WASHINGTON (Reuters) - Sen. Christopher Dodd, a Democratic presidential candidate, urged President George W. Bush on Friday to suspend imports of food, toys and pet food from China after a spate of safety scares.
In a Democratic primary race that has featured calls to get tough on China over trade and food safety, Dodd is the first to call for imports to be halted.
“I strongly urge you to take immediate steps to temporarily halt these imports from China, in a manner that is consistent with our legal obligations under the World Trade Organization,” the veteran Connecticut lawmaker said in a letter to Bush.

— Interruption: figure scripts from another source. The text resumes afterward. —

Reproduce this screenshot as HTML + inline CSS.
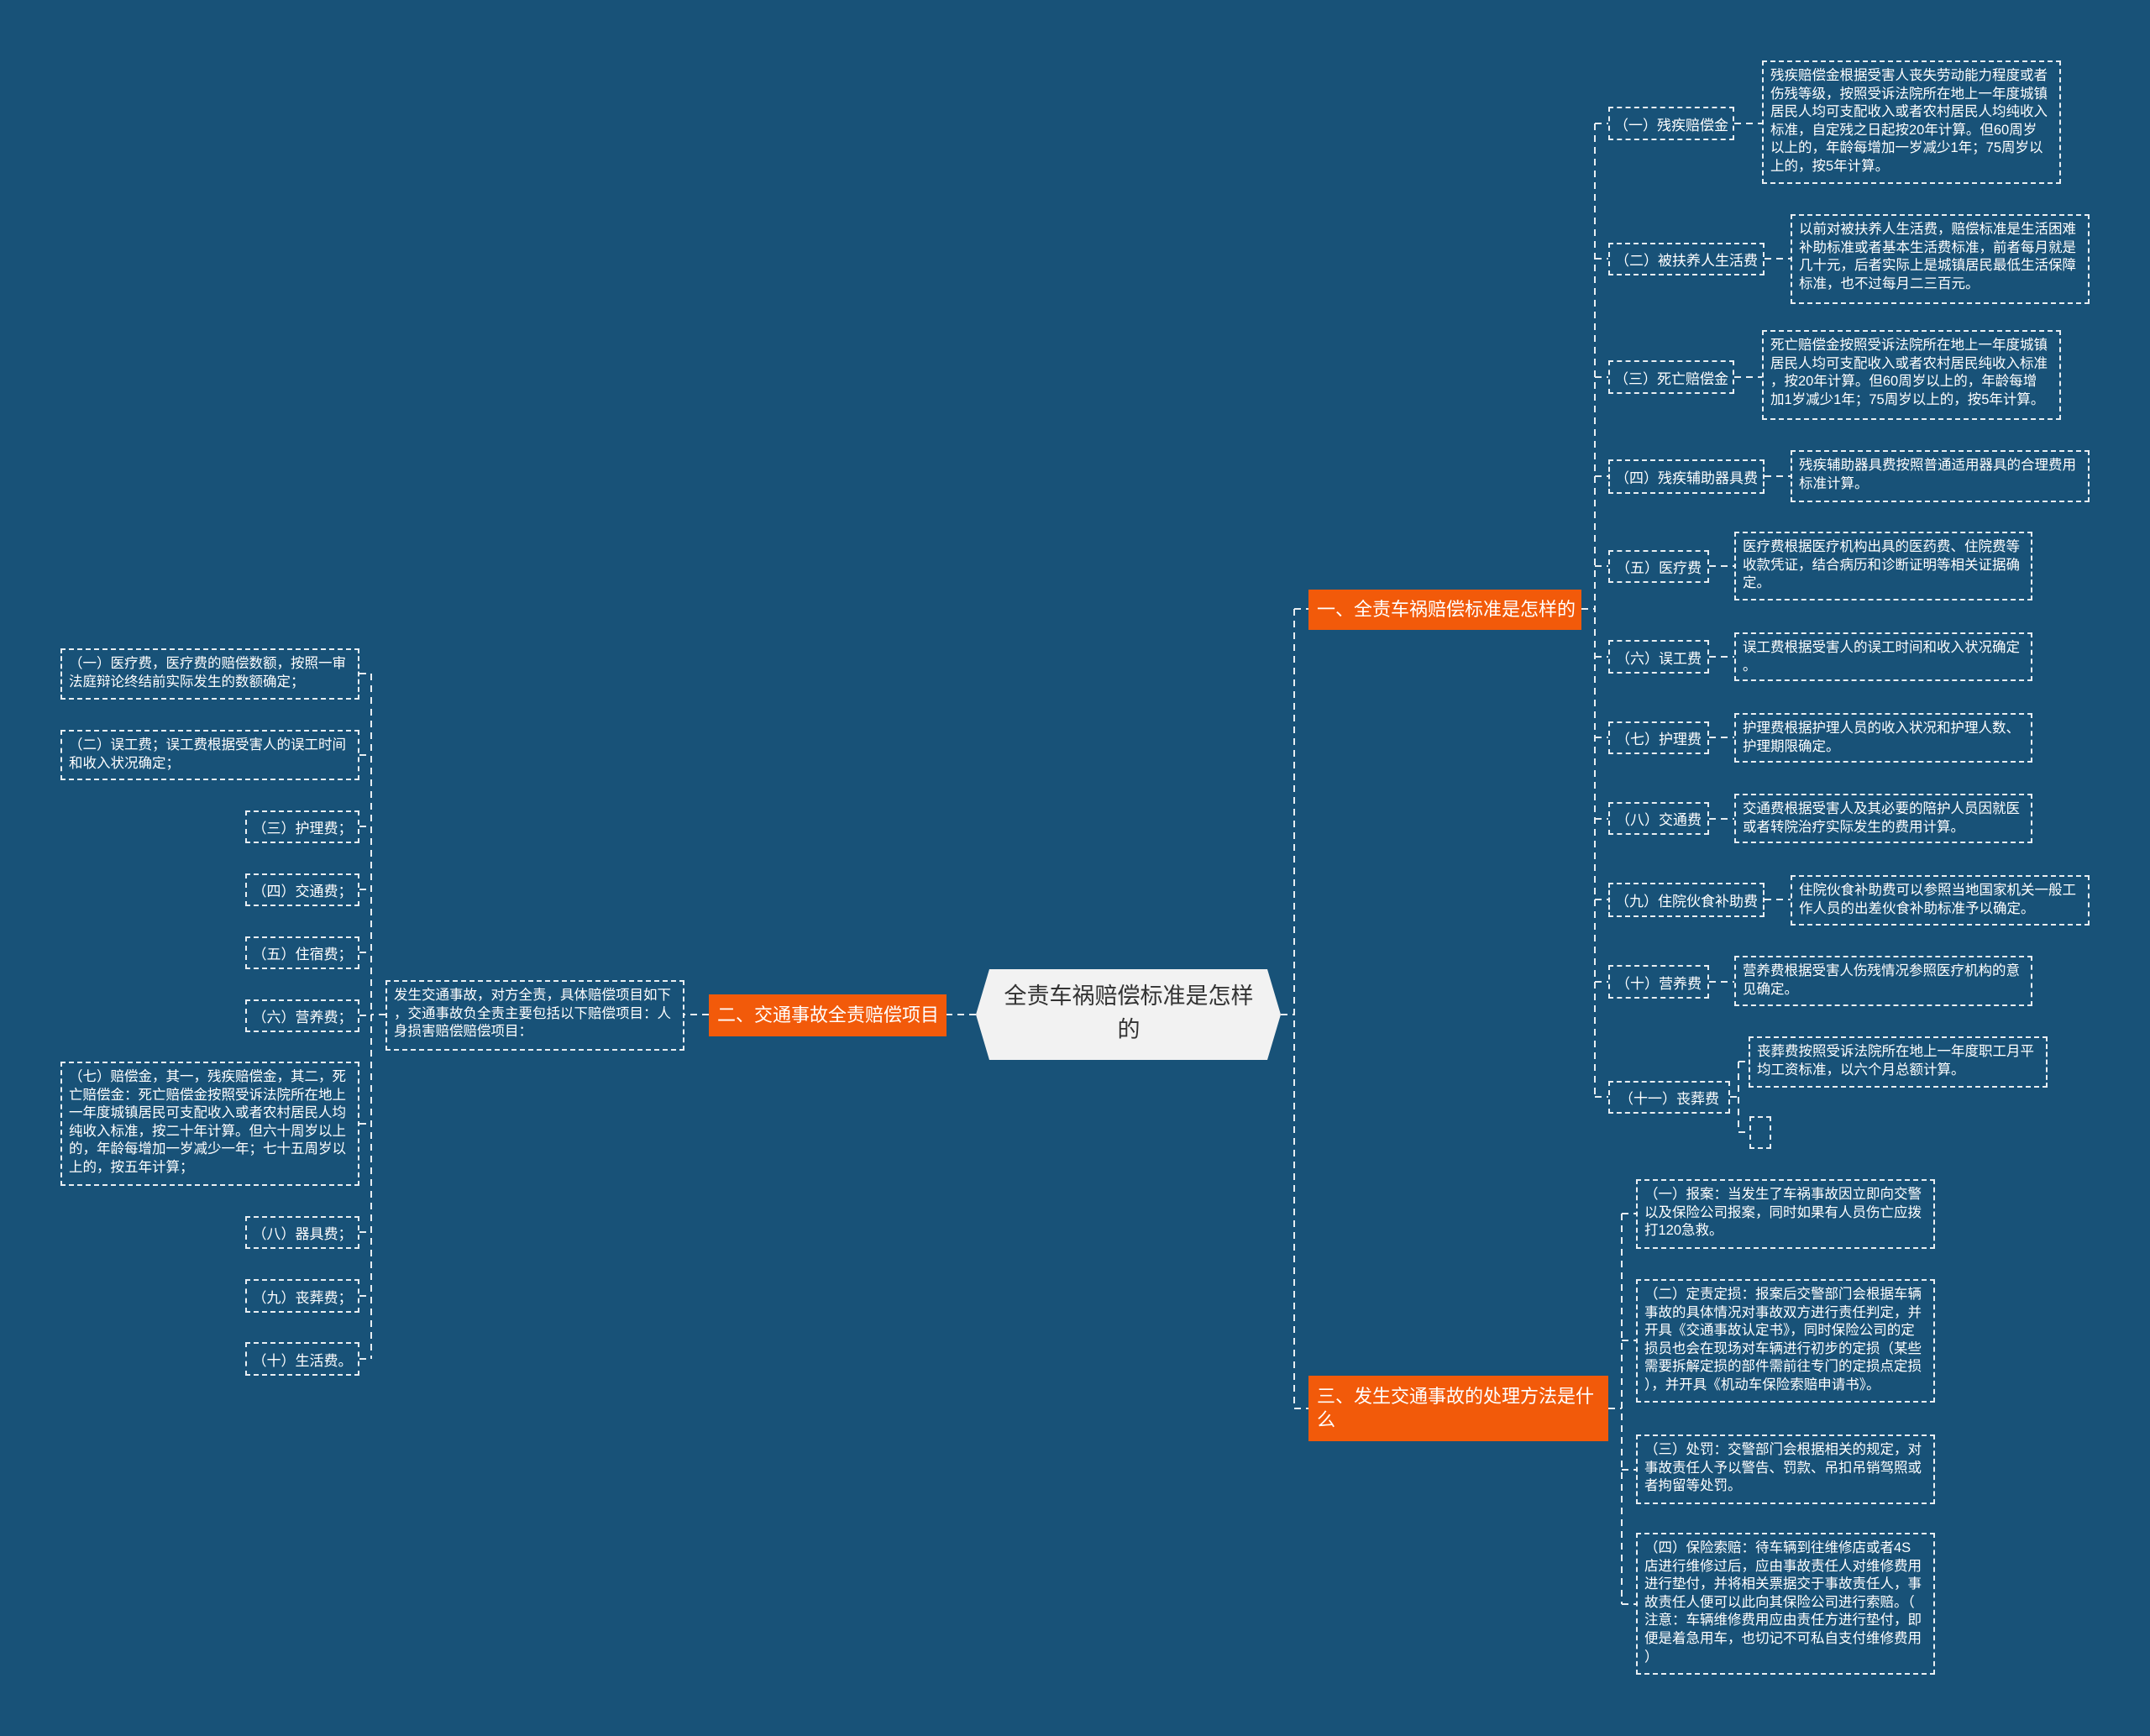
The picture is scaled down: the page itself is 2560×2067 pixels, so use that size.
<!DOCTYPE html>
<html><head><meta charset="utf-8"><style>
body{margin:0;width:2560px;height:2067px;background:#185278;overflow:hidden;position:relative;font-family:"Liberation Sans","Noto Sans CJK SC",sans-serif;color:#fff}
.b{position:absolute;box-sizing:border-box;border:2px dashed #e8eef2;font-size:16.5px;line-height:21.6px;padding:6px 8px;white-space:nowrap}
.l{position:absolute;box-sizing:border-box;border:2px dashed #e8eef2;font-size:17px;display:flex;align-items:center;justify-content:center;white-space:nowrap}
.o{position:absolute;box-sizing:border-box;background:#f25a0a;color:#fff;font-size:22px;line-height:28px;padding:0 10px;display:flex;align-items:center;white-space:nowrap}
svg{position:absolute;left:0;top:0}
</style></head><body>
<svg width="2560" height="2067"><g stroke="#e8eef2" stroke-width="2" stroke-dasharray="8,6" fill="none">
<!-- center to branches -->
<path d="M1525 1208 H1541 M1541 725 V1677 M1541 725 H1558 M1541 1677 H1558"/>
<path d="M1162 1208 H1127"/>
<!-- branch1 -->
<path d="M1883 725 H1899 M1899 147 V1306"/>
<path d="M1899 147H1915 M1899 308H1915 M1899 449H1915 M1899 567H1915 M1899 674H1915 M1899 782H1915 M1899 878H1915 M1899 975H1915 M1899 1071H1915 M1899 1169H1915 M1899 1306H1915"/>
<path d="M2065 147H2098 M2101 308H2132 M2065 449H2098 M2101 567H2132 M2035 674H2065 M2035 782H2065 M2035 878H2065 M2035 975H2065 M2101 1071H2132 M2035 1169H2065"/>
<path d="M2060 1306H2070 M2070 1264V1348 M2070 1264H2082 M2070 1348H2083"/>
<!-- branch3 -->
<path d="M1915 1677H1931 M1931 1445V1910 M1931 1445H1948 M1931 1596H1948 M1931 1750H1948 M1931 1910H1948"/>
<!-- branch2 -->
<path d="M844 1208H815 M459 1208H442 M442 802V1618"/>
<path d="M428 802H442 M428 899H442 M428 984H442 M428 1059H442 M428 1134H442 M428 1209H442 M428 1338H442 M428 1467H442 M428 1543H442 M428 1618H442"/>
</g></svg>

<svg width="2560" height="2067"><polygon points="1178,1154 1509,1154 1525,1208 1509,1262 1178,1262 1162,1208" fill="#f2f2f2"/></svg>
<div style="position:absolute;left:1172px;top:1166px;width:344px;text-align:center;color:#333;font-size:27px;line-height:40px">全责车祸赔偿标准是怎样<br>的</div>

<div class="o" style="left:1558px;top:702px;width:325px;height:48px">一、全责车祸赔偿标准是怎样的</div>
<div class="o" style="left:844px;top:1184px;width:283px;height:50px">二、交通事故全责赔偿项目</div>
<div class="o" style="left:1558px;top:1638px;width:357px;height:78px;white-space:normal">三、发生交通事故的处理方法是什么</div>

<div class="l" style="left:1915px;top:127px;width:150px;height:40px">（一）残疾赔偿金</div>
<div class="b" style="left:2098px;top:72px;width:356px;height:147px">残疾赔偿金根据受害人丧失劳动能力程度或者<br>伤残等级，按照受诉法院所在地上一年度城镇<br>居民人均可支配收入或者农村居民人均纯收入<br>标准，自定残之日起按20年计算。但60周岁<br>以上的，年龄每增加一岁减少1年；75周岁以<br>上的，按5年计算。</div>
<div class="l" style="left:1915px;top:289px;width:186px;height:39px">（二）被扶养人生活费</div>
<div class="b" style="left:2132px;top:255px;width:356px;height:107px">以前对被扶养人生活费，赔偿标准是生活困难<br>补助标准或者基本生活费标准，前者每月就是<br>几十元，后者实际上是城镇居民最低生活保障<br>标准，也不过每月二三百元。</div>
<div class="l" style="left:1915px;top:429px;width:150px;height:40px">（三）死亡赔偿金</div>
<div class="b" style="left:2098px;top:393px;width:356px;height:107px">死亡赔偿金按照受诉法院所在地上一年度城镇<br>居民人均可支配收入或者农村居民纯收入标准<br>，按20年计算。但60周岁以上的，年龄每增<br>加1岁减少1年；75周岁以上的，按5年计算。</div>
<div class="l" style="left:1915px;top:547px;width:186px;height:41px">（四）残疾辅助器具费</div>
<div class="b" style="left:2132px;top:536px;width:356px;height:62px">残疾辅助器具费按照普通适用器具的合理费用<br>标准计算。</div>
<div class="l" style="left:1915px;top:655px;width:120px;height:39px">（五）医疗费</div>
<div class="b" style="left:2065px;top:633px;width:355px;height:82px">医疗费根据医疗机构出具的医药费、住院费等<br>收款凭证，结合病历和诊断证明等相关证据确<br>定。</div>
<div class="l" style="left:1915px;top:762px;width:120px;height:40px">（六）误工费</div>
<div class="b" style="left:2065px;top:753px;width:355px;height:58px">误工费根据受害人的误工时间和收入状况确定<br>。</div>
<div class="l" style="left:1915px;top:859px;width:120px;height:39px">（七）护理费</div>
<div class="b" style="left:2065px;top:849px;width:355px;height:59px">护理费根据护理人员的收入状况和护理人数、<br>护理期限确定。</div>
<div class="l" style="left:1915px;top:955px;width:120px;height:39px">（八）交通费</div>
<div class="b" style="left:2065px;top:945px;width:355px;height:59px">交通费根据受害人及其必要的陪护人员因就医<br>或者转院治疗实际发生的费用计算。</div>
<div class="l" style="left:1915px;top:1051px;width:186px;height:41px">（九）住院伙食补助费</div>
<div class="b" style="left:2132px;top:1042px;width:356px;height:60px">住院伙食补助费可以参照当地国家机关一般工<br>作人员的出差伙食补助标准予以确定。</div>
<div class="l" style="left:1915px;top:1149px;width:120px;height:40px">（十）营养费</div>
<div class="b" style="left:2065px;top:1138px;width:355px;height:60px">营养费根据受害人伤残情况参照医疗机构的意<br>见确定。</div>
<div class="l" style="left:1915px;top:1287px;width:145px;height:39px">（十一）丧葬费</div>
<div class="b" style="left:2082px;top:1234px;width:356px;height:61px">丧葬费按照受诉法院所在地上一年度职工月平<br>均工资标准，以六个月总额计算。</div>
<div class="b" style="left:2083px;top:1329px;width:26px;height:39px;padding:0"></div>

<div class="b" style="left:1948px;top:1404px;width:356px;height:83px">（一）报案：当发生了车祸事故因立即向交警<br>以及保险公司报案，同时如果有人员伤亡应拨<br>打120急救。</div>
<div class="b" style="left:1948px;top:1523px;width:356px;height:147px">（二）定责定损：报案后交警部门会根据车辆<br>事故的具体情况对事故双方进行责任判定，并<br>开具《交通事故认定书》，同时保险公司的定<br>损员也会在现场对车辆进行初步的定损（某些<br>需要拆解定损的部件需前往专门的定损点定损<br>），并开具《机动车保险索赔申请书》。</div>
<div class="b" style="left:1948px;top:1708px;width:356px;height:83px">（三）处罚：交警部门会根据相关的规定，对<br>事故责任人予以警告、罚款、吊扣吊销驾照或<br>者拘留等处罚。</div>
<div class="b" style="left:1948px;top:1825px;width:356px;height:169px">（四）保险索赔：待车辆到往维修店或者4S<br>店进行维修过后，应由事故责任人对维修费用<br>进行垫付，并将相关票据交于事故责任人，事<br>故责任人便可以此向其保险公司进行索赔。（<br>注意：车辆维修费用应由责任方进行垫付，即<br>便是着急用车，也切记不可私自支付维修费用<br>）</div>

<div class="b" style="left:459px;top:1167px;width:356px;height:84px">发生交通事故，对方全责，具体赔偿项目如下<br>，交通事故负全责主要包括以下赔偿项目：人<br>身损害赔偿赔偿项目：</div>
<div class="b" style="left:72px;top:772px;width:356px;height:61px">（一）医疗费，医疗费的赔偿数额，按照一审<br>法庭辩论终结前实际发生的数额确定；</div>
<div class="b" style="left:72px;top:869px;width:356px;height:60px">（二）误工费；误工费根据受害人的误工时间<br>和收入状况确定；</div>
<div class="l" style="left:292px;top:965px;width:136px;height:39px">（三）护理费；</div>
<div class="l" style="left:292px;top:1040px;width:136px;height:39px">（四）交通费；</div>
<div class="l" style="left:292px;top:1115px;width:136px;height:39px">（五）住宿费；</div>
<div class="l" style="left:292px;top:1190px;width:136px;height:39px">（六）营养费；</div>
<div class="b" style="left:72px;top:1264px;width:356px;height:148px">（七）赔偿金，其一，残疾赔偿金，其二，死<br>亡赔偿金：死亡赔偿金按照受诉法院所在地上<br>一年度城镇居民可支配收入或者农村居民人均<br>纯收入标准，按二十年计算。但六十周岁以上<br>的，年龄每增加一岁减少一年；七十五周岁以<br>上的，按五年计算；</div>
<div class="l" style="left:292px;top:1448px;width:136px;height:39px">（八）器具费；</div>
<div class="l" style="left:292px;top:1523px;width:136px;height:40px">（九）丧葬费；</div>
<div class="l" style="left:292px;top:1598px;width:136px;height:40px">（十）生活费。</div>
</body></html>
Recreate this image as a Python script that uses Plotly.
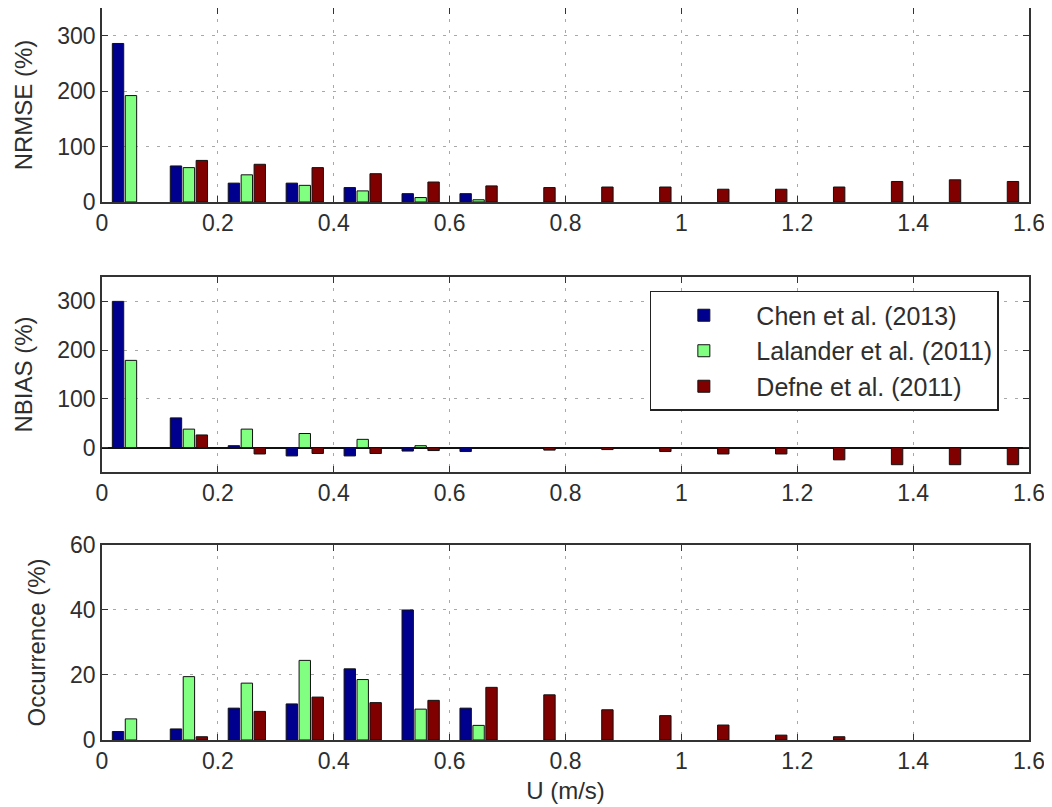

Recalls of Chinese goods ranging from toys decorated with lead paint to toothpaste and pet food have sparked “deep concern about the safety of food, toy and pet food products imported into the United States from China,” said the letter, made available by Dodd’s spokesman.
“Americans should not have to fear for their families’ safety when using these products,” wrote Dodd.
Dodd, one of eight candidates for the Democratic nomination for the 2008 presidential election, also faulted U.S. business’s role in the China product scare, which he said made it “clear that the U.S. Government’s current inspection system is simply inadequate.”
He urged Bush to work with Congress to create a more effective system for inspecting imports.
In a debate before an organized labor audience on August 7 in Chicago, Dodd joined six other Democratic hopefuls in describing China variously as a leading competitor, an exporter of dangerous products and a potential future military adversary.